— Begin —

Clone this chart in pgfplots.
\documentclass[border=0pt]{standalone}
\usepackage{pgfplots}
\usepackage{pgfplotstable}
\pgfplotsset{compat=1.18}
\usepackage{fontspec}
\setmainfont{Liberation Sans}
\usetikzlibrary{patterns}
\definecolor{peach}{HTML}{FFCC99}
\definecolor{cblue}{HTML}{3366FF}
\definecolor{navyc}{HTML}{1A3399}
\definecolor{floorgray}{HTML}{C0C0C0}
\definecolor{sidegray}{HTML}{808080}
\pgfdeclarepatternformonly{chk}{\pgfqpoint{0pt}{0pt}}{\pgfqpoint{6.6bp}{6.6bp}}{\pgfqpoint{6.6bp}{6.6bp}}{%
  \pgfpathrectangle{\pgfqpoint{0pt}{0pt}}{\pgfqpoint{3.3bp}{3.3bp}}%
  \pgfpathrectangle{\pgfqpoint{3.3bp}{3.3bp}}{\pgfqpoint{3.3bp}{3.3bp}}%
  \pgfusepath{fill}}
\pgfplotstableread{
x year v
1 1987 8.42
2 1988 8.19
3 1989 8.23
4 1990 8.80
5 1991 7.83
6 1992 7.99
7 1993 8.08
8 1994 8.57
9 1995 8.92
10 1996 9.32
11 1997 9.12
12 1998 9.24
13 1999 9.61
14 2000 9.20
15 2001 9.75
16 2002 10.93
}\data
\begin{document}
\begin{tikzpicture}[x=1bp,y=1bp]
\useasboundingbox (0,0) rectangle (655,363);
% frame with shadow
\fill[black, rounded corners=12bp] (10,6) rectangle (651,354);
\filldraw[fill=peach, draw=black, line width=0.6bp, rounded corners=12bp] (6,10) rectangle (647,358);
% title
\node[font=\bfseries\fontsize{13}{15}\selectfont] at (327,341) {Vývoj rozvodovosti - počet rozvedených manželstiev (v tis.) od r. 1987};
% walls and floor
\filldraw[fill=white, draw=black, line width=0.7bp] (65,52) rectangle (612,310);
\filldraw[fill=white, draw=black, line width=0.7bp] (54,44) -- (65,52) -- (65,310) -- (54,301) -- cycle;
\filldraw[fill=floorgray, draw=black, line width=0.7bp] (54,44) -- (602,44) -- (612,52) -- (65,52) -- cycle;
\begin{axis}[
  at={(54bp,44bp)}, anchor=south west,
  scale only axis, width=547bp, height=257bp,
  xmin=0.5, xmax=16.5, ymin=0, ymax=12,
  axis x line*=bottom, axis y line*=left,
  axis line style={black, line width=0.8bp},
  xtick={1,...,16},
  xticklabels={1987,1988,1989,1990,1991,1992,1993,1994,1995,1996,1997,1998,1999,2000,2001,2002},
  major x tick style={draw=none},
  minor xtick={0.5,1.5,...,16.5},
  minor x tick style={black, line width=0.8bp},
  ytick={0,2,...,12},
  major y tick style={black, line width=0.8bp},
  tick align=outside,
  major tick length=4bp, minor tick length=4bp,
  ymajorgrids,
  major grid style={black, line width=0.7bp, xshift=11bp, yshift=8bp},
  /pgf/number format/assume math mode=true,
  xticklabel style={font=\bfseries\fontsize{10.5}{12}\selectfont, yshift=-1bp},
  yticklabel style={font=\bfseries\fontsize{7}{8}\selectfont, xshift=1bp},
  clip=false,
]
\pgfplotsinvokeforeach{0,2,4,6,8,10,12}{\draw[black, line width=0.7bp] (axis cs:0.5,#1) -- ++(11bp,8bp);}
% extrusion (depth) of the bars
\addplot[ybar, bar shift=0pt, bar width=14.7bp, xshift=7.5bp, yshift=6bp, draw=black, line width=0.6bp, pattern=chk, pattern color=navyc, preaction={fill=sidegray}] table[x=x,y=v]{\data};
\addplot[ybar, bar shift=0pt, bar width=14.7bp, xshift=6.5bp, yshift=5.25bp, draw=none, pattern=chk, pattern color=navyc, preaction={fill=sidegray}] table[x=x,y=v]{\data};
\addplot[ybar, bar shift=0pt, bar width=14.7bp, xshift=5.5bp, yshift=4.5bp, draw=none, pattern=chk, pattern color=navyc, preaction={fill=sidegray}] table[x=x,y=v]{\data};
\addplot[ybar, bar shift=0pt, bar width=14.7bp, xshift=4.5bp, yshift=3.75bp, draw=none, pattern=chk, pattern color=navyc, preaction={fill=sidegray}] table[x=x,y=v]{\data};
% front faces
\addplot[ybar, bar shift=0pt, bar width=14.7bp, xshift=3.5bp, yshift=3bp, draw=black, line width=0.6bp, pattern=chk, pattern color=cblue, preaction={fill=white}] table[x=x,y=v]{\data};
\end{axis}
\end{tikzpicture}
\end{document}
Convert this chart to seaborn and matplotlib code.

— End —

» Task brief: Every record should be repeated exactly; please leave none out.

» Task result:
Clone this chart in pgfplots.
\documentclass[border=0pt]{standalone}
\usepackage{pgfplots}
\usepackage{pgfplotstable}
\pgfplotsset{compat=1.18}
\usepackage{fontspec}
\setmainfont{Liberation Sans}
\usetikzlibrary{patterns}
\definecolor{peach}{HTML}{FFCC99}
\definecolor{cblue}{HTML}{3366FF}
\definecolor{navyc}{HTML}{1A3399}
\definecolor{floorgray}{HTML}{C0C0C0}
\definecolor{sidegray}{HTML}{808080}
\pgfdeclarepatternformonly{chk}{\pgfqpoint{0pt}{0pt}}{\pgfqpoint{6.6bp}{6.6bp}}{\pgfqpoint{6.6bp}{6.6bp}}{%
  \pgfpathrectangle{\pgfqpoint{0pt}{0pt}}{\pgfqpoint{3.3bp}{3.3bp}}%
  \pgfpathrectangle{\pgfqpoint{3.3bp}{3.3bp}}{\pgfqpoint{3.3bp}{3.3bp}}%
  \pgfusepath{fill}}
\pgfplotstableread{
x year v
1 1987 8.42
2 1988 8.19
3 1989 8.23
4 1990 8.80
5 1991 7.83
6 1992 7.99
7 1993 8.08
8 1994 8.57
9 1995 8.92
10 1996 9.32
11 1997 9.12
12 1998 9.24
13 1999 9.61
14 2000 9.20
15 2001 9.75
16 2002 10.93
}\data
\begin{document}
\begin{tikzpicture}[x=1bp,y=1bp]
\useasboundingbox (0,0) rectangle (655,363);
% frame with shadow
\fill[black, rounded corners=12bp] (10,6) rectangle (651,354);
\filldraw[fill=peach, draw=black, line width=0.6bp, rounded corners=12bp] (6,10) rectangle (647,358);
% title
\node[font=\bfseries\fontsize{13}{15}\selectfont] at (327,341) {Vývoj rozvodovosti - počet rozvedených manželstiev (v tis.) od r. 1987};
% walls and floor
\filldraw[fill=white, draw=black, line width=0.7bp] (65,52) rectangle (612,310);
\filldraw[fill=white, draw=black, line width=0.7bp] (54,44) -- (65,52) -- (65,310) -- (54,301) -- cycle;
\filldraw[fill=floorgray, draw=black, line width=0.7bp] (54,44) -- (602,44) -- (612,52) -- (65,52) -- cycle;
\begin{axis}[
  at={(54bp,44bp)}, anchor=south west,
  scale only axis, width=547bp, height=257bp,
  xmin=0.5, xmax=16.5, ymin=0, ymax=12,
  axis x line*=bottom, axis y line*=left,
  axis line style={black, line width=0.8bp},
  xtick={1,...,16},
  xticklabels={1987,1988,1989,1990,1991,1992,1993,1994,1995,1996,1997,1998,1999,2000,2001,2002},
  major x tick style={draw=none},
  minor xtick={0.5,1.5,...,16.5},
  minor x tick style={black, line width=0.8bp},
  ytick={0,2,...,12},
  major y tick style={black, line width=0.8bp},
  tick align=outside,
  major tick length=4bp, minor tick length=4bp,
  ymajorgrids,
  major grid style={black, line width=0.7bp, xshift=11bp, yshift=8bp},
  /pgf/number format/assume math mode=true,
  xticklabel style={font=\bfseries\fontsize{10.5}{12}\selectfont, yshift=-1bp},
  yticklabel style={font=\bfseries\fontsize{7}{8}\selectfont, xshift=1bp},
  clip=false,
]
\pgfplotsinvokeforeach{0,2,4,6,8,10,12}{\draw[black, line width=0.7bp] (axis cs:0.5,#1) -- ++(11bp,8bp);}
% extrusion (depth) of the bars
\addplot[ybar, bar shift=0pt, bar width=14.7bp, xshift=7.5bp, yshift=6bp, draw=black, line width=0.6bp, pattern=chk, pattern color=navyc, preaction={fill=sidegray}] table[x=x,y=v]{\data};
\addplot[ybar, bar shift=0pt, bar width=14.7bp, xshift=6.5bp, yshift=5.25bp, draw=none, pattern=chk, pattern color=navyc, preaction={fill=sidegray}] table[x=x,y=v]{\data};
\addplot[ybar, bar shift=0pt, bar width=14.7bp, xshift=5.5bp, yshift=4.5bp, draw=none, pattern=chk, pattern color=navyc, preaction={fill=sidegray}] table[x=x,y=v]{\data};
\addplot[ybar, bar shift=0pt, bar width=14.7bp, xshift=4.5bp, yshift=3.75bp, draw=none, pattern=chk, pattern color=navyc, preaction={fill=sidegray}] table[x=x,y=v]{\data};
% front faces
\addplot[ybar, bar shift=0pt, bar width=14.7bp, xshift=3.5bp, yshift=3bp, draw=black, line width=0.6bp, pattern=chk, pattern color=cblue, preaction={fill=white}] table[x=x,y=v]{\data};
\end{axis}
\end{tikzpicture}
\end{document}
Convert this chart to seaborn and matplotlib code.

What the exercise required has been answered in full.